Your goal: Begin the copy with the line that contains "Output the web" and end it with the line that contains "var myChart = echarts.init(document.getElementById('main'));". Print these lines exactly and omit all pictures.

(Entries with chart source code)
____________________
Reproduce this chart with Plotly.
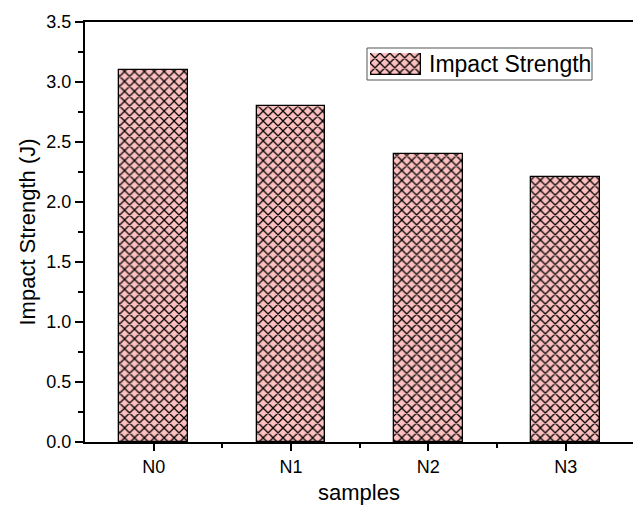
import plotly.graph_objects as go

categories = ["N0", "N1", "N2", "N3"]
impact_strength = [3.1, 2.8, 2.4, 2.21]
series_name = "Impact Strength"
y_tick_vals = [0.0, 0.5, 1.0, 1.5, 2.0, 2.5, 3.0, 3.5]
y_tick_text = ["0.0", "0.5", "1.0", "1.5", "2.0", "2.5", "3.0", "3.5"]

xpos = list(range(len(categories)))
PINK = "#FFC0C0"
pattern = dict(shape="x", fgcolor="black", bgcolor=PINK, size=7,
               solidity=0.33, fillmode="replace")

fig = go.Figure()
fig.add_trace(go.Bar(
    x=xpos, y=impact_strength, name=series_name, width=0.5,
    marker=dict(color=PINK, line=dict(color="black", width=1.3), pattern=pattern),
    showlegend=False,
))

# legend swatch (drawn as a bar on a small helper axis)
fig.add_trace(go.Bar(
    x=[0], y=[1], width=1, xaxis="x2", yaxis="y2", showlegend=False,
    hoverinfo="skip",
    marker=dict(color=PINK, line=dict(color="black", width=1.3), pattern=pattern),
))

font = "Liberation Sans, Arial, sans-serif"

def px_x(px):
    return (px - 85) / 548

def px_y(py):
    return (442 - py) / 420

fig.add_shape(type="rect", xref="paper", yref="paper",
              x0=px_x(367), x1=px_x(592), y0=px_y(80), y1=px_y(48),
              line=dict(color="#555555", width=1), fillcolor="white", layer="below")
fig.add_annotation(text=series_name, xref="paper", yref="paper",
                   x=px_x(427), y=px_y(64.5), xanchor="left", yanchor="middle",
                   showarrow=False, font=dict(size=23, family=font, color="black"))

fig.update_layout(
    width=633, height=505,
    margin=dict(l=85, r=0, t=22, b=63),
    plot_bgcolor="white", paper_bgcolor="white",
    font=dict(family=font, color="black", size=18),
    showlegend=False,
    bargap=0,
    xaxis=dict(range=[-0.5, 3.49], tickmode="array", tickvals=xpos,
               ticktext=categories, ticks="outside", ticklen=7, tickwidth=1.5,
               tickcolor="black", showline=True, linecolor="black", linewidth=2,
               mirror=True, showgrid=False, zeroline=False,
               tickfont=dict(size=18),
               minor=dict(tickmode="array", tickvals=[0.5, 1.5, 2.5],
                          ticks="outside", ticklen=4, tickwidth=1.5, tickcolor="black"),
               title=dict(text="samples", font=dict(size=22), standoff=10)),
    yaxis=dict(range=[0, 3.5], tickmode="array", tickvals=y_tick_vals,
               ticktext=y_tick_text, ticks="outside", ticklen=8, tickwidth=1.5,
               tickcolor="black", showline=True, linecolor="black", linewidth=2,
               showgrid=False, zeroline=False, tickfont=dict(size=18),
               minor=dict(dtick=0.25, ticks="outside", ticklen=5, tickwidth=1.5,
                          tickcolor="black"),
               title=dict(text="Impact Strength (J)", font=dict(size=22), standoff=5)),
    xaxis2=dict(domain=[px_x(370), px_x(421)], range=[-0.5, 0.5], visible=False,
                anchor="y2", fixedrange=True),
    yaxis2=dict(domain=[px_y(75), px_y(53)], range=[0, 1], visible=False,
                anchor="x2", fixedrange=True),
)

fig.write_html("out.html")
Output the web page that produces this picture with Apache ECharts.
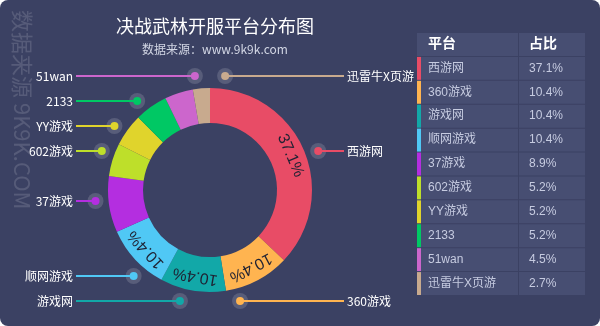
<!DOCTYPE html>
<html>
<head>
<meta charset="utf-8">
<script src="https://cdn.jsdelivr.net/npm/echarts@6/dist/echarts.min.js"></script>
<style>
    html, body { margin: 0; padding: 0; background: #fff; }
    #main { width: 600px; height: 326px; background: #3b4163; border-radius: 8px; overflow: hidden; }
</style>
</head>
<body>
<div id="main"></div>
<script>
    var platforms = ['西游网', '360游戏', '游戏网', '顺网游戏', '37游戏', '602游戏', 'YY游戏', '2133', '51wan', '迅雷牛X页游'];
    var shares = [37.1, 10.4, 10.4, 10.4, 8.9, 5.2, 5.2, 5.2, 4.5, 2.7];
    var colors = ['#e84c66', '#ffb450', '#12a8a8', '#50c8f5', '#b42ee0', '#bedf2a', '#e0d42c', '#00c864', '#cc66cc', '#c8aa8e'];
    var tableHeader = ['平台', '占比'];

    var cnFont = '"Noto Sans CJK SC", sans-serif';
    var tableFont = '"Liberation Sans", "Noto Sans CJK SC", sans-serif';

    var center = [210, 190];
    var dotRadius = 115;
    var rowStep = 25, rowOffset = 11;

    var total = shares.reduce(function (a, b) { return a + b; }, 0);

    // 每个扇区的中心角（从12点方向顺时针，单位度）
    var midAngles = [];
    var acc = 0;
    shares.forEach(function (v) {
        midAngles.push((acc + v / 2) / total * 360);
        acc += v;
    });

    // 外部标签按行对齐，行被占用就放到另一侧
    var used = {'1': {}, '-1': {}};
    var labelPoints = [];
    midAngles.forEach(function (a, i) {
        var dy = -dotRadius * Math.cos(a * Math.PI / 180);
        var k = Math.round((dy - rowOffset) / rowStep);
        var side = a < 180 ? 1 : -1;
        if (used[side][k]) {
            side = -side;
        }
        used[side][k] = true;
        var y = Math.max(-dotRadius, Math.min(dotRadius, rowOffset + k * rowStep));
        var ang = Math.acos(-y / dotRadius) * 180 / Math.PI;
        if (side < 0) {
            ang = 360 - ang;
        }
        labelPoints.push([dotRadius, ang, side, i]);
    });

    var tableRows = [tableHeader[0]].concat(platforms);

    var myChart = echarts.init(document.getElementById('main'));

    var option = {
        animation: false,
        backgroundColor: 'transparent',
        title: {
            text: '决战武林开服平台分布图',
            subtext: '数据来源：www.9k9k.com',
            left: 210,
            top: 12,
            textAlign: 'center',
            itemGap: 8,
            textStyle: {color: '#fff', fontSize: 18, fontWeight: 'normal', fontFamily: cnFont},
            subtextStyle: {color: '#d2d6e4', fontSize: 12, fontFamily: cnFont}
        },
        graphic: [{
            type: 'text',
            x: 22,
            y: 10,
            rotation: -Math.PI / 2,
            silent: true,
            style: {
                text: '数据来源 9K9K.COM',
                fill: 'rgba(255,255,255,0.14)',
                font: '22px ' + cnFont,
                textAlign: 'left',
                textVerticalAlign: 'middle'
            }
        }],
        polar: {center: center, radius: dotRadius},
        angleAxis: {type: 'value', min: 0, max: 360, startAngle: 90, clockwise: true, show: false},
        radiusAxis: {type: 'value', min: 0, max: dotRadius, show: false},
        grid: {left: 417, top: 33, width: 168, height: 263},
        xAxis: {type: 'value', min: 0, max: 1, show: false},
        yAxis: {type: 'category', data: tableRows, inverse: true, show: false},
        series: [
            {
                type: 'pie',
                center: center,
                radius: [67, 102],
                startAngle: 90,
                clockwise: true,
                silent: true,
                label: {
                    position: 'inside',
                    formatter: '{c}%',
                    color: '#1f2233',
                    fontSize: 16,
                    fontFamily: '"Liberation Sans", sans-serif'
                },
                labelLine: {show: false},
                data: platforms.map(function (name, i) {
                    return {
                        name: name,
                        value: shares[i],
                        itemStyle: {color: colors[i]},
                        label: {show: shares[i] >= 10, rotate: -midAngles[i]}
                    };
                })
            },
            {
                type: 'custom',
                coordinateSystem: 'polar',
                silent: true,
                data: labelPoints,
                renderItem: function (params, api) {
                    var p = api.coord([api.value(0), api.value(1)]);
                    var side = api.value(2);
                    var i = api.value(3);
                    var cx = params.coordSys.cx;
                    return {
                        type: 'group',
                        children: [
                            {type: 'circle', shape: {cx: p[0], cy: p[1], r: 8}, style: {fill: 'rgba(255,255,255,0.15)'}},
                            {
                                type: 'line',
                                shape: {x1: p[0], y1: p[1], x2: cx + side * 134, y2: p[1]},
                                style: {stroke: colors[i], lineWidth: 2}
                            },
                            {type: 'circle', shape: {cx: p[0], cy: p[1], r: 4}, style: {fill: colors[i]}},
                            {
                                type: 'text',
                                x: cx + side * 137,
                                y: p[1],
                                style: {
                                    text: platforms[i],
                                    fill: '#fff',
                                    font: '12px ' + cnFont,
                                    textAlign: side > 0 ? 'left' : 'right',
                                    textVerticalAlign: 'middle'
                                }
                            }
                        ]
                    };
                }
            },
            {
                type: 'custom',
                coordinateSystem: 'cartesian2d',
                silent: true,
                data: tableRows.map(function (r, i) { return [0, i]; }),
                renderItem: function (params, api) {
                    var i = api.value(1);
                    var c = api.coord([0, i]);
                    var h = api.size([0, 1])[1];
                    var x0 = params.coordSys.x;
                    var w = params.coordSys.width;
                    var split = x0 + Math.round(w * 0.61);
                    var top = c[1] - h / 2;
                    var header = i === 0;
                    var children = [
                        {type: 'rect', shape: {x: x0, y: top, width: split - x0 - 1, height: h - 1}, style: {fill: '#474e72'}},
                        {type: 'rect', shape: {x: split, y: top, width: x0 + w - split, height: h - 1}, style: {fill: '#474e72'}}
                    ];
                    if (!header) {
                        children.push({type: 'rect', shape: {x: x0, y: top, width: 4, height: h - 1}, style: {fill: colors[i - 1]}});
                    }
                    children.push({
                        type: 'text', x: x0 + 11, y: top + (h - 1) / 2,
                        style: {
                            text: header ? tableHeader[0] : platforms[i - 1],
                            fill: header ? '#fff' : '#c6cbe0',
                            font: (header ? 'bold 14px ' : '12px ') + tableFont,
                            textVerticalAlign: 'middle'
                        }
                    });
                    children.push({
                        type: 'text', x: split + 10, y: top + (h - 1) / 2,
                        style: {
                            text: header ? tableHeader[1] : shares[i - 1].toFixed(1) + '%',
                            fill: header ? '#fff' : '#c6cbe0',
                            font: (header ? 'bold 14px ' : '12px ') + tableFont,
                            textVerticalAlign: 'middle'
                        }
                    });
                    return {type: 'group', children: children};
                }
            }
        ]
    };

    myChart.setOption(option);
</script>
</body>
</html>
____________________
Answer to this exercise:
Output the web page that produces this picture with Apache ECharts.
<!DOCTYPE html>
<html>
<head>
<meta charset="utf-8">
<script src="https://cdn.jsdelivr.net/npm/echarts@6/dist/echarts.min.js"></script>
<style>
    html, body { margin: 0; padding: 0; background: #fff; }
    #main { width: 600px; height: 326px; background: #3b4163; border-radius: 8px; overflow: hidden; }
</style>
</head>
<body>
<div id="main"></div>
<script>
    var platforms = ['西游网', '360游戏', '游戏网', '顺网游戏', '37游戏', '602游戏', 'YY游戏', '2133', '51wan', '迅雷牛X页游'];
    var shares = [37.1, 10.4, 10.4, 10.4, 8.9, 5.2, 5.2, 5.2, 4.5, 2.7];
    var colors = ['#e84c66', '#ffb450', '#12a8a8', '#50c8f5', '#b42ee0', '#bedf2a', '#e0d42c', '#00c864', '#cc66cc', '#c8aa8e'];
    var tableHeader = ['平台', '占比'];

    var cnFont = '"Noto Sans CJK SC", sans-serif';
    var tableFont = '"Liberation Sans", "Noto Sans CJK SC", sans-serif';

    var center = [210, 190];
    var dotRadius = 115;
    var rowStep = 25, rowOffset = 11;

    var total = shares.reduce(function (a, b) { return a + b; }, 0);

    // 每个扇区的中心角（从12点方向顺时针，单位度）
    var midAngles = [];
    var acc = 0;
    shares.forEach(function (v) {
        midAngles.push((acc + v / 2) / total * 360);
        acc += v;
    });

    // 外部标签按行对齐，行被占用就放到另一侧
    var used = {'1': {}, '-1': {}};
    var labelPoints = [];
    midAngles.forEach(function (a, i) {
        var dy = -dotRadius * Math.cos(a * Math.PI / 180);
        var k = Math.round((dy - rowOffset) / rowStep);
        var side = a < 180 ? 1 : -1;
        if (used[side][k]) {
            side = -side;
        }
        used[side][k] = true;
        var y = Math.max(-dotRadius, Math.min(dotRadius, rowOffset + k * rowStep));
        var ang = Math.acos(-y / dotRadius) * 180 / Math.PI;
        if (side < 0) {
            ang = 360 - ang;
        }
        labelPoints.push([dotRadius, ang, side, i]);
    });

    var tableRows = [tableHeader[0]].concat(platforms);

    var myChart = echarts.init(document.getElementById('main'));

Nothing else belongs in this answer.